¹The other model, which I always dig, is to join a group in its nascent stage and help shape the sound. That’s how it worked in Sasha Alcott’s first band. What I contributed to her music wasn’t all that hot (sorry, Sasha), but playing in that outfit taught me how to respond to other musicians. Before that, I was strictly plug in and twist knobs and to hell with the rest of you people.

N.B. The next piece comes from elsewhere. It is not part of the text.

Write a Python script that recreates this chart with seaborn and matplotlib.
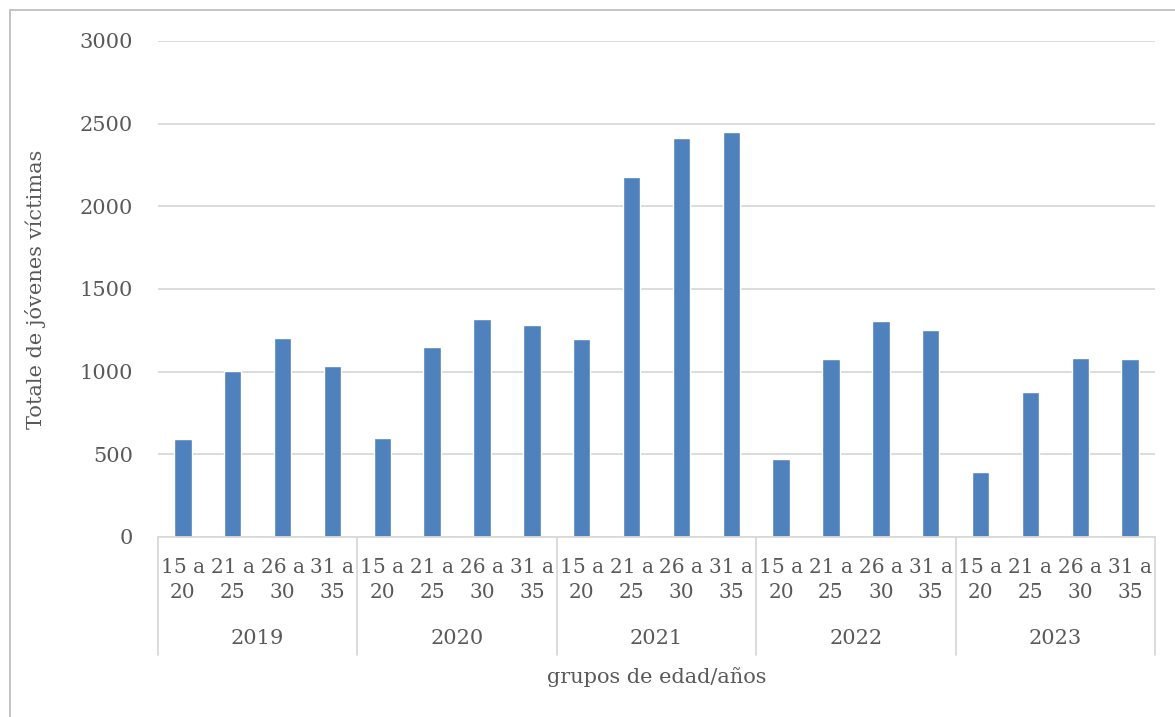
import numpy as np
import pandas as pd
import matplotlib
matplotlib.use("Agg")
import matplotlib.pyplot as plt
import seaborn as sns
from matplotlib.patches import Rectangle
from matplotlib.lines import Line2D

years = ["2019", "2020", "2021", "2022", "2023"]
grupos = ["15 a\n20", "21 a\n25", "26 a\n30", "31 a\n35"]
v2019 = [595, 1005, 1205, 1035]
v2020 = [600, 1150, 1320, 1285]
v2021 = [1195, 2180, 2415, 2450]
v2022 = [470, 1075, 1305, 1255]
v2023 = [395, 880, 1080, 1075]

rows = []
for y, vals in zip(years, [v2019, v2020, v2021, v2022, v2023]):
    for g, v in zip(grupos, vals):
        rows.append({"key": f"{y}|{g}", "year": y, "grupo": g, "total": v})
df = pd.DataFrame(rows)

sns.set_theme(style="white")
plt.rcParams["font.family"] = ["DejaVu Serif"]
txt = "#595959"
grid = "#d9d9d9"

W, H = 1175, 717
fig = plt.figure(figsize=(W / 100, H / 100), dpi=100)
ax = fig.add_axes([158 / W, 1 - 537 / H, (1155 - 158) / W, (537 - 41) / H])

sns.barplot(data=df, x="key", y="total", order=df["key"], color="#4f81bd",
            saturation=1, width=0.35, ax=ax)

ax.set_ylim(0, 3000)
ax.set_yticks(np.arange(0, 3001, 500))
ax.yaxis.grid(True, color=grid, lw=1.3)
ax.set_axisbelow(True)
for s in ["left", "top", "right"]:
    ax.spines[s].set_visible(False)
ax.spines["bottom"].set_color(grid)
ax.spines["bottom"].set_linewidth(1.3)
ax.tick_params(axis="y", length=0, pad=18, labelsize=15, labelcolor=txt)
ax.set_xticks(range(len(df)))
ax.set_xticklabels(df["grupo"], fontsize=14.5, color=txt, linespacing=1.4)
ax.tick_params(axis="x", length=0, pad=15)
ax.set_xlim(-0.5, len(df) - 0.5)
ax.set_xlabel("grupos de edad/años", fontsize=15, color=txt, labelpad=47)
ax.set_ylabel("Totale de jóvenes víctimas", fontsize=15, color=txt, labelpad=24)

# year labels and group separators below the axis
trans = ax.get_xaxis_transform()
for i, y in enumerate(years):
    ax.text(i * 4 + 1.5, -0.205, y, transform=trans, ha="center", va="center",
            fontsize=15, color=txt)
for i in range(len(years) + 1):
    ax.add_line(Line2D([i * 4 - 0.5] * 2, [0, -0.238], transform=trans,
                       color=grid, lw=1.3, clip_on=False))

# outer chart frame
fig.patches.append(Rectangle((10 / W, -0.01), 1.1, 1 - 10 / H + 0.01,
                             transform=fig.transFigure, fill=False,
                             edgecolor="#bfbfbf", lw=1.3))

fig.savefig("out.png", dpi=100)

²I don’t know if Kerry ever liked me much, but we played well together. One of my favorite moments in any show I’ve ever done with any band: me and Kerry improvising a lead line over the top of “Keep It From The Baby” at the Bell House. We’d just flown across the country after a show at a Nerd Nite event in Los Angeles, and were on an hour of sleep, max; we got into JFK a few hours before soundcheck. (The Wrens were headlining, which more than justified the trip.) Maybe exhaustion had lowered our mutual empathetic resistance, but we were really listening to each other that night. I miss her.
³One of the first times I ever felt like I was on the right track with Overlord: onstage at Cake Shop, I messed with the semitone knob on the MS2000 until I’d made the beginning of “Evergreen” sound like early OMD. Brockett, who was in the audience, lit up. I thought to myself, hey, if Sarah likes it, I’m going to stick with it.
ºI’m pulling double duty that night. I’m also playing with Mr. Flannery and his Feelings. Mike’s band is on first, then Glenn Morrow of Bar/None plays with his Cry For Help, then Overlord, then Richard Davies, and then Hamish Kilgour of the Clean finishes the night. Steven puts together ambitious bills.